Omit any picture, and return the remaining data exactly as written.

-- -- --

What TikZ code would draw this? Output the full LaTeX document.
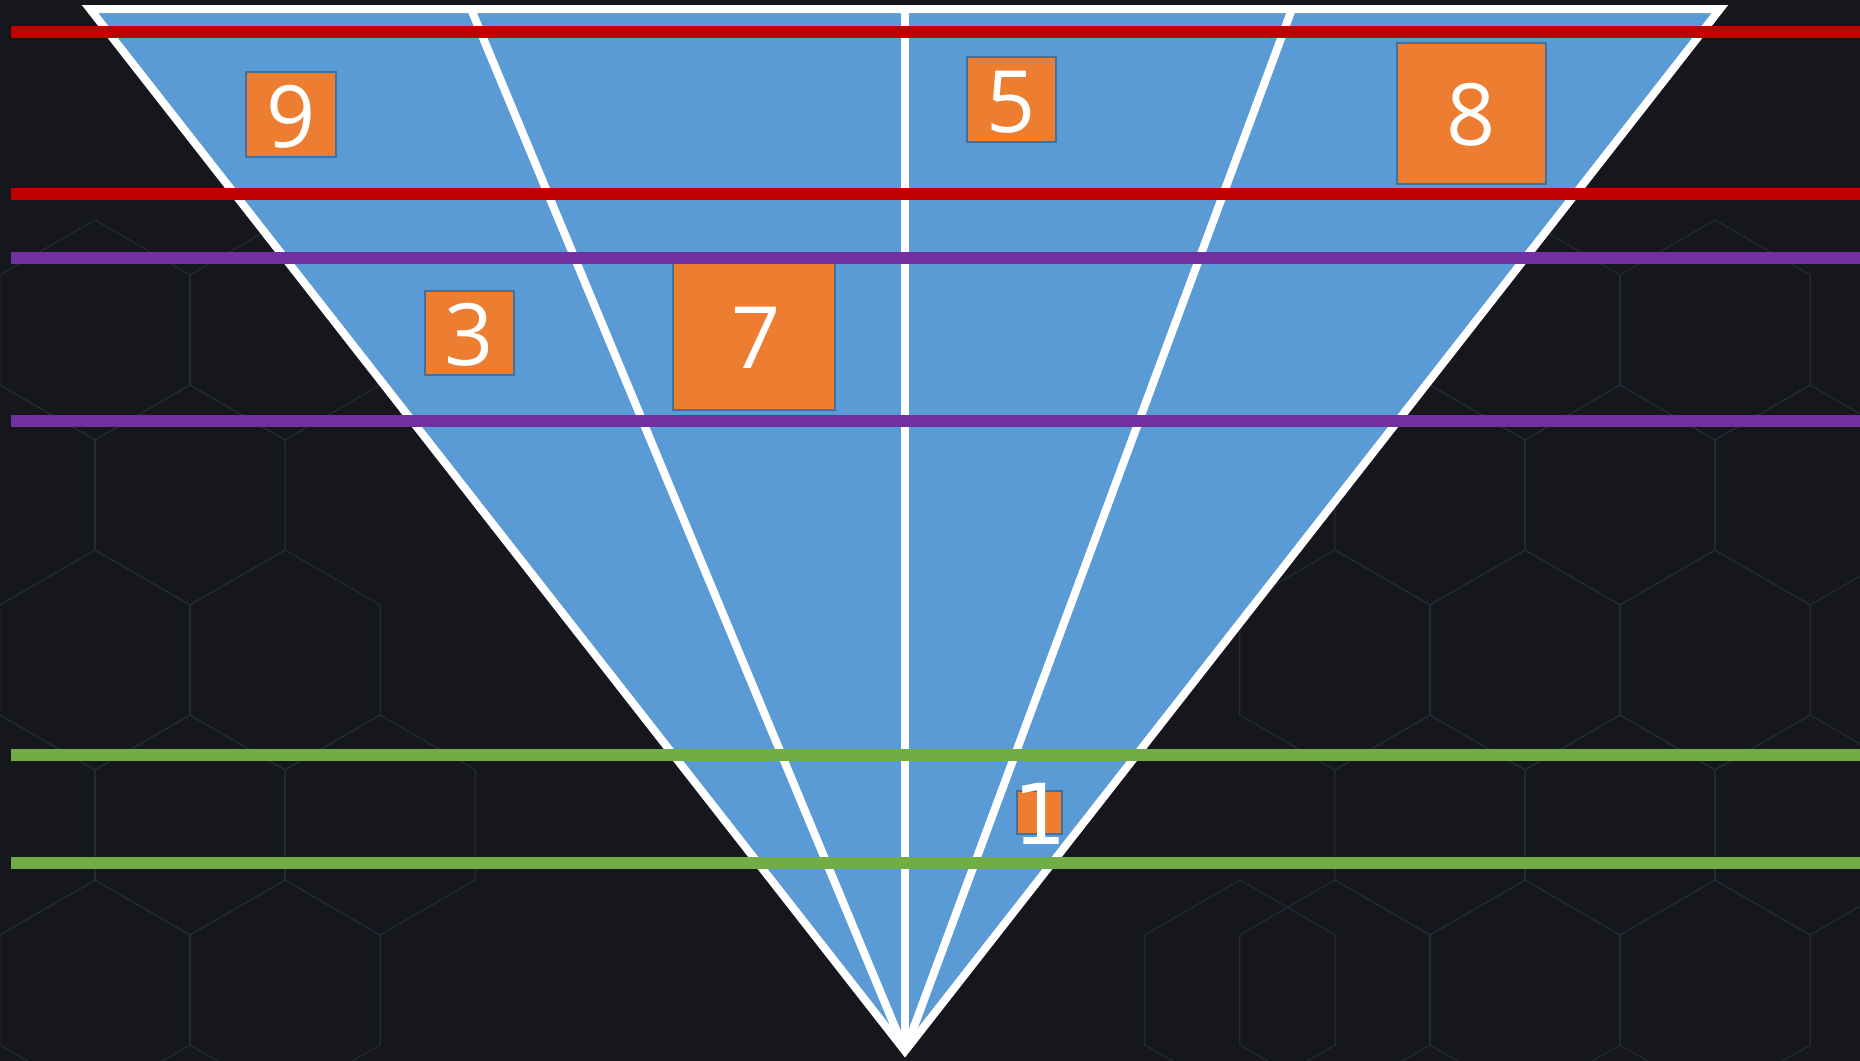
\documentclass[tikz,border=0pt]{standalone}
\usepackage{fontspec}
\setmainfont{Open Sans}
\newfontfamily\onefont{DejaVu Sans}
\definecolor{bgcol}{HTML}{15171C}
\definecolor{hexcol}{HTML}{232935}
\definecolor{tricol}{HTML}{5B9BD5}
\definecolor{boxcol}{HTML}{ED7D31}
\definecolor{boxline}{HTML}{41719C}
\definecolor{redcol}{HTML}{C00000}
\definecolor{purcol}{HTML}{7030A0}
\definecolor{grncol}{HTML}{70AD47}
\begin{document}
\begin{tikzpicture}[x=0.5pt,y=-0.5pt,
  wline/.style={draw=white,line width=4pt},
  hline/.style={line width=6pt},
  numbox/.style={draw=boxline,fill=boxcol,line width=1pt,inner sep=0pt,rectangle},
  numtxt/.style={text=white,inner sep=0pt,font=\fontsize{43}{45}\selectfont},
  hexline/.style={draw=hexcol,line width=0.6pt}]
\useasboundingbox (0,0) rectangle (1860,1061);
\fill[bgcol] (0,0) rectangle (1860,1061);
% faint background pattern
\foreach \cx/\cy in {95/330,285/330,190/495,0/495,95/660,285/660,190/825,380/825,0/825,95/990,285/990,
  1525/330,1715/330,1620/495,1810/495,1430/495,1525/660,1715/660,1335/660,1620/825,1430/825,1810/825,1525/990,1335/990,1715/990,1240/990}
  \draw[hexline] (\cx,\cy) +(90:110) -- +(150:110) -- +(210:110) -- +(270:110) -- +(330:110) -- +(30:110) -- cycle;
% triangle geometry
\coordinate (TL) at (90,9);
\coordinate (TR) at (1720,9);
\coordinate (A) at (905,1051);
\coordinate (IL) at (471,9);
\coordinate (TC) at (905,9);
\coordinate (IR) at (1292,9);
\fill[tricol] (TL) -- (TR) -- (A) -- cycle;
\draw[wline] (IL) -- (A);
\draw[wline] (TC) -- (A);
\draw[wline] (IR) -- (A);
\draw[wline,line join=miter] (TL) -- (TR) -- (A) -- cycle;
% boxes
\node[numbox,minimum width=45pt,minimum height=42.5pt] (b9) at (291,114.5) {};
\node[numbox,minimum width=44.5pt,minimum height=42pt] (b3) at (469.5,333) {};
\node[numbox,minimum width=81pt,minimum height=73.5pt] (b7) at (754,336.5) {};
\node[numbox,minimum width=44.5pt,minimum height=42.5pt] (b5) at (1011.5,99.5) {};
\node[numbox,minimum width=74.5pt,minimum height=70.5pt] (b8) at (1471.5,113.5) {};
\node[numbox,minimum width=22.5pt,minimum height=21.5pt] (b1) at (1039.5,812.5) {};
\node[numtxt] (t9) at (291,116.5) {9};
\node[numtxt] (t3) at (469,335) {3};
\node[numtxt] (t7) at (756,338) {7};
\node[numtxt] (t5) at (1011,102) {5};
\node[numtxt] (t8) at (1471,115) {8};
\node[numtxt,font=\onefont\fontsize{42}{44}\selectfont] (t1) at (1040,814) {1};
% horizontal bands
\coordinate (r1a) at (11,32);  \coordinate (r1b) at (1860,32);
\coordinate (r2a) at (11,194); \coordinate (r2b) at (1860,194);
\coordinate (p1a) at (11,258); \coordinate (p1b) at (1860,258);
\coordinate (p2a) at (11,421); \coordinate (p2b) at (1860,421);
\coordinate (g1a) at (11,755); \coordinate (g1b) at (1860,755);
\coordinate (g2a) at (11,863); \coordinate (g2b) at (1860,863);
\draw[hline,redcol] (r1a) -- (r1b);
\draw[hline,redcol] (r2a) -- (r2b);
\draw[hline,purcol] (p1a) -- (p1b);
\draw[hline,purcol] (p2a) -- (p2b);
\draw[hline,grncol] (g1a) -- (g1b);
\draw[hline,grncol] (g2a) -- (g2b);
\end{tikzpicture}
\end{document}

-- -- --

Answer to this problem:
What TikZ code would draw this? Output the full LaTeX document.
\documentclass[tikz,border=0pt]{standalone}
\usepackage{fontspec}
\setmainfont{Open Sans}
\newfontfamily\onefont{DejaVu Sans}
\definecolor{bgcol}{HTML}{15171C}
\definecolor{hexcol}{HTML}{232935}
\definecolor{tricol}{HTML}{5B9BD5}
\definecolor{boxcol}{HTML}{ED7D31}
\definecolor{boxline}{HTML}{41719C}
\definecolor{redcol}{HTML}{C00000}
\definecolor{purcol}{HTML}{7030A0}
\definecolor{grncol}{HTML}{70AD47}
\begin{document}
\begin{tikzpicture}[x=0.5pt,y=-0.5pt,
  wline/.style={draw=white,line width=4pt},
  hline/.style={line width=6pt},
  numbox/.style={draw=boxline,fill=boxcol,line width=1pt,inner sep=0pt,rectangle},
  numtxt/.style={text=white,inner sep=0pt,font=\fontsize{43}{45}\selectfont},
  hexline/.style={draw=hexcol,line width=0.6pt}]
\useasboundingbox (0,0) rectangle (1860,1061);
\fill[bgcol] (0,0) rectangle (1860,1061);
% faint background pattern
\foreach \cx/\cy in {95/330,285/330,190/495,0/495,95/660,285/660,190/825,380/825,0/825,95/990,285/990,
  1525/330,1715/330,1620/495,1810/495,1430/495,1525/660,1715/660,1335/660,1620/825,1430/825,1810/825,1525/990,1335/990,1715/990,1240/990}
  \draw[hexline] (\cx,\cy) +(90:110) -- +(150:110) -- +(210:110) -- +(270:110) -- +(330:110) -- +(30:110) -- cycle;
% triangle geometry
\coordinate (TL) at (90,9);
\coordinate (TR) at (1720,9);
\coordinate (A) at (905,1051);
\coordinate (IL) at (471,9);
\coordinate (TC) at (905,9);
\coordinate (IR) at (1292,9);
\fill[tricol] (TL) -- (TR) -- (A) -- cycle;
\draw[wline] (IL) -- (A);
\draw[wline] (TC) -- (A);
\draw[wline] (IR) -- (A);
\draw[wline,line join=miter] (TL) -- (TR) -- (A) -- cycle;
% boxes
\node[numbox,minimum width=45pt,minimum height=42.5pt] (b9) at (291,114.5) {};
\node[numbox,minimum width=44.5pt,minimum height=42pt] (b3) at (469.5,333) {};
\node[numbox,minimum width=81pt,minimum height=73.5pt] (b7) at (754,336.5) {};
\node[numbox,minimum width=44.5pt,minimum height=42.5pt] (b5) at (1011.5,99.5) {};
\node[numbox,minimum width=74.5pt,minimum height=70.5pt] (b8) at (1471.5,113.5) {};
\node[numbox,minimum width=22.5pt,minimum height=21.5pt] (b1) at (1039.5,812.5) {};
\node[numtxt] (t9) at (291,116.5) {9};
\node[numtxt] (t3) at (469,335) {3};
\node[numtxt] (t7) at (756,338) {7};
\node[numtxt] (t5) at (1011,102) {5};
\node[numtxt] (t8) at (1471,115) {8};
\node[numtxt,font=\onefont\fontsize{42}{44}\selectfont] (t1) at (1040,814) {1};
% horizontal bands
\coordinate (r1a) at (11,32);  \coordinate (r1b) at (1860,32);
\coordinate (r2a) at (11,194); \coordinate (r2b) at (1860,194);
\coordinate (p1a) at (11,258); \coordinate (p1b) at (1860,258);
\coordinate (p2a) at (11,421); \coordinate (p2b) at (1860,421);
\coordinate (g1a) at (11,755); \coordinate (g1b) at (1860,755);
\coordinate (g2a) at (11,863); \coordinate (g2b) at (1860,863);
\draw[hline,redcol] (r1a) -- (r1b);
\draw[hline,redcol] (r2a) -- (r2b);
\draw[hline,purcol] (p1a) -- (p1b);
\draw[hline,purcol] (p2a) -- (p2b);
\draw[hline,grncol] (g1a) -- (g1b);
\draw[hline,grncol] (g2a) -- (g2b);
\end{tikzpicture}
\end{document}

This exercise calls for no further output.